En el Nuevo Testamento tenemos el poderoso testimonio del diácono Esteban. Él fue elegido para un humildísimo servicio: atender las necesidades de los desvalidos y las viudas. Sin embargo, Esteban no era un hombre cualquiera. Aunque su nombre aparece de repente, deja una profunda huella como el primer mártir de la naciente iglesia cristiana y un ejemplo de honestidad, valentía y transparencia. Lamentablemente, en nuestros tiempos al revés, seguramente que no podríamos ni siquiera encontrarle un trabajo al mismísimo Esteban. ¿Por qué? Porque al llenar su currículum los sabios de nuestro tiempo levantarían las cejas con lo siguiente:

Grado académico: Ninguno

Profesión ú ocupación: Mozo, servidor de viudas y desvalidos.

Antecedentes: Ninguno. No era uno de los doce. No se sabe nada de su conversión ni de sus antecedentes familiares o sociales.

Pero lo que Esteban sí reunía era las características de un verdadero hombre de “oficio”. Los que lo rodeaban y convivían cotidianamente con él supieron encontrarle un carácter probo, una profunda relación con Dios y una destacada sabiduría. Pero esta sabiduría no descansaba solo en el conocimiento de diversos tópicos. De nada le sirve a un maestro saber las cosas sino tiene destreza para trasladarlas a la realidad. La sabiduría bíblica es entendida como la orientación  de la vida práctica en consonancia con la fe aplicada en cada una de las situaciones de nuestro diario vivir. Esteban vivía la fe y esto lo hacía un hombre sabio. Aún los académicos y los profesionales de la religión no podían desafiarle: “Pero se levantaron algunos de la sinagoga llamada de los Libertos, incluyendo tanto cireneos como alejandrinos, y algunos de Cilicia y de Asia, y discutían con Esteban. Pero no podían resistir a la sabiduría y al Espíritu con que hablaba”, Hechos 6:9-10.

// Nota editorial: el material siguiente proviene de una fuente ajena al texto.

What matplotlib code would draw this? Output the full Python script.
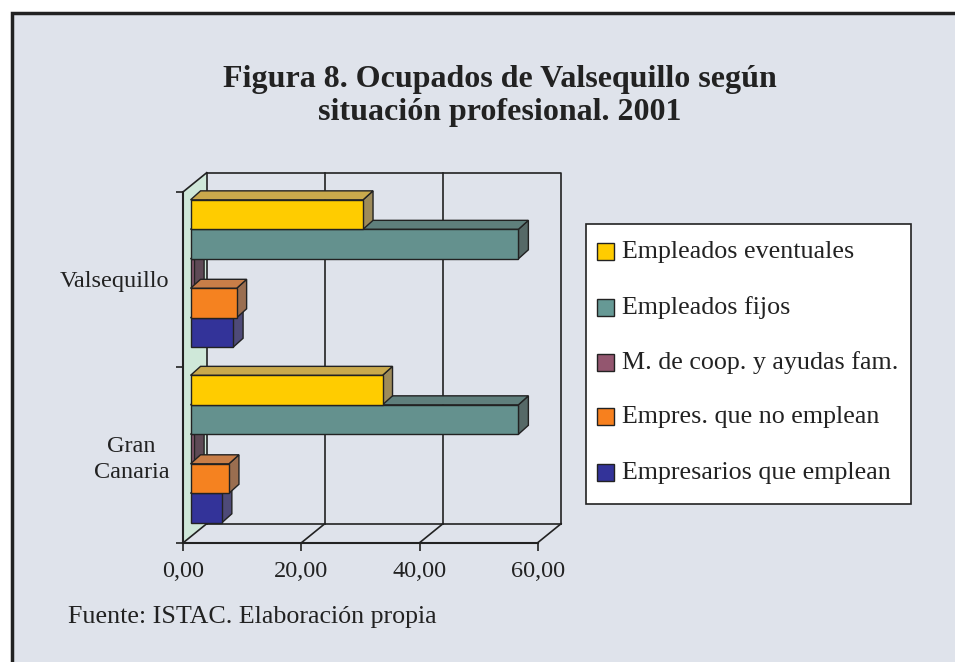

Verdaderos doctores, licenciados y masters de su tiempo intentaron vencer al humilde y sin títulos maestro de oficio cristiano… y no pudieron. Tuvieron finalmente que aplicar malas artes para derrotarle: sobornaron a hombres para que testificaran contra él, levantaron al pueblo en su contra y realizaron contra él un falso juicio. Pero, cuando estaban todos reunidos en el espurio tribunal, “Y al fijar la mirada en él, todos los que estaban sentados en el concilio vieron su rostro como el rostro de un ángel”, Hechos 6:15. Ningún título, ni ningún grado académico pueden proveer un corazón tan limpio que ilumine el rostro. Solo una vida consagrada y santa pudo proporcionarle a Esteban la fe y la actitud de paz ante la tremenda prueba que estaba enfrentando. En los momentos finales, cuando el odio se apoderaba del auditorio que no veía flaquear al futuro mártir, allí fue cuando Esteban llegó a ser socorrido por el Maestro por excelencia: “Al oír esto, se sintieron profundamente ofendidos, y crujían los dientes contra él. Pero Esteban, lleno del Espíritu Santo, fijos los ojos en el cielo, vio la gloria de Dios y a Jesús de pie a la diestra de Dios”, Hechos 7:54-55.

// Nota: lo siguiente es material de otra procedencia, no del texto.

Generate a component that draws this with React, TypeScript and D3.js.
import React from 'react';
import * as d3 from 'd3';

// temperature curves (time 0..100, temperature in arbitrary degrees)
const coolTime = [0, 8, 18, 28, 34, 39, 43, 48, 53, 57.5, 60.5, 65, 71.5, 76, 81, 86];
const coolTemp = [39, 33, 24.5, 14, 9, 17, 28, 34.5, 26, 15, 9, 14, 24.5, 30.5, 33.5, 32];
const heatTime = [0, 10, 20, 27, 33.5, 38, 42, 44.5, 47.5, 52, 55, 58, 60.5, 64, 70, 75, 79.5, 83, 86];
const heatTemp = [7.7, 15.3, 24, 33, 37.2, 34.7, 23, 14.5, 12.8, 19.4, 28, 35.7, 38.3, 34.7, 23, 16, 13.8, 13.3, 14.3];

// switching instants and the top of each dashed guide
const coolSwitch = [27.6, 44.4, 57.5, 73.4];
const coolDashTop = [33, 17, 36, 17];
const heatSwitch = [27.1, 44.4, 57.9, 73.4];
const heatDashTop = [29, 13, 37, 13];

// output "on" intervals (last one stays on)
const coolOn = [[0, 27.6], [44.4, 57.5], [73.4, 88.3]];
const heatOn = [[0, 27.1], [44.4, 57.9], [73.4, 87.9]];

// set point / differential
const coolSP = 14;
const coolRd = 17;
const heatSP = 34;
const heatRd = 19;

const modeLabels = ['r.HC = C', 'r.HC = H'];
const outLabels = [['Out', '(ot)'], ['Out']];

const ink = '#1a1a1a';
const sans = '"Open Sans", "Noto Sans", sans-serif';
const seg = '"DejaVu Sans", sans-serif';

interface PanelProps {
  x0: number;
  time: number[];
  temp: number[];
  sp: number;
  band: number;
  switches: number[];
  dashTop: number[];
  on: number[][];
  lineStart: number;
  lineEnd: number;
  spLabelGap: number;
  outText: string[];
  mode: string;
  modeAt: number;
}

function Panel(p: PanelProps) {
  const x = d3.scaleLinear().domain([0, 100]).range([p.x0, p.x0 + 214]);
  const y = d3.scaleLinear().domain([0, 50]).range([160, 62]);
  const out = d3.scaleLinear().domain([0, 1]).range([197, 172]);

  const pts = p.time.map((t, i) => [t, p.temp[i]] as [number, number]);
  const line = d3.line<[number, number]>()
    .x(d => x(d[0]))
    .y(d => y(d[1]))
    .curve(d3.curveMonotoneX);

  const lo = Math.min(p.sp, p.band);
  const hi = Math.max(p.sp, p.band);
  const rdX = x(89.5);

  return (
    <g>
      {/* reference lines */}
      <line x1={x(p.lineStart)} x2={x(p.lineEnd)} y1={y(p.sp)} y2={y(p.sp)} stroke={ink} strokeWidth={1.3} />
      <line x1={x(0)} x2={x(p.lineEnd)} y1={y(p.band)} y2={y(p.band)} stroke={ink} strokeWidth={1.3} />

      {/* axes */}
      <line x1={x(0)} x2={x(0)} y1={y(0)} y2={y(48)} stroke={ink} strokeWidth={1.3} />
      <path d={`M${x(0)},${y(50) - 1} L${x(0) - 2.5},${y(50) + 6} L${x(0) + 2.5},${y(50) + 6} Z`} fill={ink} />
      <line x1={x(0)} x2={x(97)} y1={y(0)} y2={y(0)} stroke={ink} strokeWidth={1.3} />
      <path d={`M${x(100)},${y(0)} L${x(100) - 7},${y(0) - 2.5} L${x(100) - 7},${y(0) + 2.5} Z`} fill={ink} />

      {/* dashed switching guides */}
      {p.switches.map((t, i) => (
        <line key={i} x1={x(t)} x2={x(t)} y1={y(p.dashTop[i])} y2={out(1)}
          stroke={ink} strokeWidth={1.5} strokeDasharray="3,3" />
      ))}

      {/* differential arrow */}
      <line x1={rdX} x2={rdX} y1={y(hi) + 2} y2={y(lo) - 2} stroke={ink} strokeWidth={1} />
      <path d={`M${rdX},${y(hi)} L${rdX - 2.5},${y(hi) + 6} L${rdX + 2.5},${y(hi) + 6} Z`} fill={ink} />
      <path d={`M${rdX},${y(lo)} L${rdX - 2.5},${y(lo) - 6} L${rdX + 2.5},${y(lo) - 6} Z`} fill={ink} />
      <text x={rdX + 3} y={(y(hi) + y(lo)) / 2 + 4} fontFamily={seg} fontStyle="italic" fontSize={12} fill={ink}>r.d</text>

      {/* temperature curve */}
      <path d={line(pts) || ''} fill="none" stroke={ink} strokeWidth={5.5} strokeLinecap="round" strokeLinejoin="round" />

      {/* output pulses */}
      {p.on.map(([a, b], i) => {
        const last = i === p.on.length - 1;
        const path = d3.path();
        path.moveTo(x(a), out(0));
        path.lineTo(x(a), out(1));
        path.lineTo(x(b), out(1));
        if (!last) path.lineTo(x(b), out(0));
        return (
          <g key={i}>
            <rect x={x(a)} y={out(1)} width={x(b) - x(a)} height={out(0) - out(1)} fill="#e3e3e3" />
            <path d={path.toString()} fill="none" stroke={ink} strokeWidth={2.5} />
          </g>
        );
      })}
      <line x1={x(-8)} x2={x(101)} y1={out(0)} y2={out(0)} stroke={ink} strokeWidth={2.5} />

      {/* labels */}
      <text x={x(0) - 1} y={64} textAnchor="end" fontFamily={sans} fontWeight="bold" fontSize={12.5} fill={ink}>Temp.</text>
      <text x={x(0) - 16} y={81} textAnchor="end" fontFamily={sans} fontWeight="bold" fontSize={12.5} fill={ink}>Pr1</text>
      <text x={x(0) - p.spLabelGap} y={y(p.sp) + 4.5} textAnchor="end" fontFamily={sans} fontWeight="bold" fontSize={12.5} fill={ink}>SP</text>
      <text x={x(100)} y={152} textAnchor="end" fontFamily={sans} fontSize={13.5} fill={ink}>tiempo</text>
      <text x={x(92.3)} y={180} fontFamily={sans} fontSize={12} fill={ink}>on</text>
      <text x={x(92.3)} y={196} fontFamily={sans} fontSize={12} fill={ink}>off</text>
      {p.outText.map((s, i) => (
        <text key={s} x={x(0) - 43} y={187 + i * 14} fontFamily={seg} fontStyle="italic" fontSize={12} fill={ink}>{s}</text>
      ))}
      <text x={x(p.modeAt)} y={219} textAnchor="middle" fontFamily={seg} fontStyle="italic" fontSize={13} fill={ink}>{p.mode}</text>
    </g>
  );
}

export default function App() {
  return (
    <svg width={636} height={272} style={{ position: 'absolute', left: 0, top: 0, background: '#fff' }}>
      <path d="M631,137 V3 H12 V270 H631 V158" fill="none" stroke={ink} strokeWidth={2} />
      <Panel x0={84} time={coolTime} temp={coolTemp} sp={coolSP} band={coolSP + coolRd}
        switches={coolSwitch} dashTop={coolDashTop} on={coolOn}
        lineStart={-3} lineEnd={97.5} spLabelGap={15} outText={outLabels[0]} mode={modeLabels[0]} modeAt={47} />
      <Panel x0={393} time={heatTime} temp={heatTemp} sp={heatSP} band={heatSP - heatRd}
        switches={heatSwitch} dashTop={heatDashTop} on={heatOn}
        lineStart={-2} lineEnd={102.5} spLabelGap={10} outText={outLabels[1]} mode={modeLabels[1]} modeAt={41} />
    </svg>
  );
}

Descubrir a un cristiano de “profesión” o de “oficio” se consigue en medio de la prueba. El primero solo podrá recurrir a algunos esbozos teóricos acerca de la fe formulados en papeles ya amarillentos por el desuso. En cambio, el segundo, no necesitará de papeles, notas o discursos porque lleva impresa la Palabra de Dios en su corazón y como buen maestro ha experimentado en la práctica cada una de las cosas que dice conocer. Así terminó su testimonio el gran diácono: “Y mientras apedreaban a Esteban, él invocaba al Señor y decía: Señor Jesús, recibe mi espíritu. Y cayendo de rodillas, clamó en alta voz: Señor, no les tomes en cuenta este pecado. Habiendo dicho esto, durmió”, Hechos 7:59-60. Sus últimas palabras denotan que había conseguido la meta del cristianismo: Imitar a Jesucristo.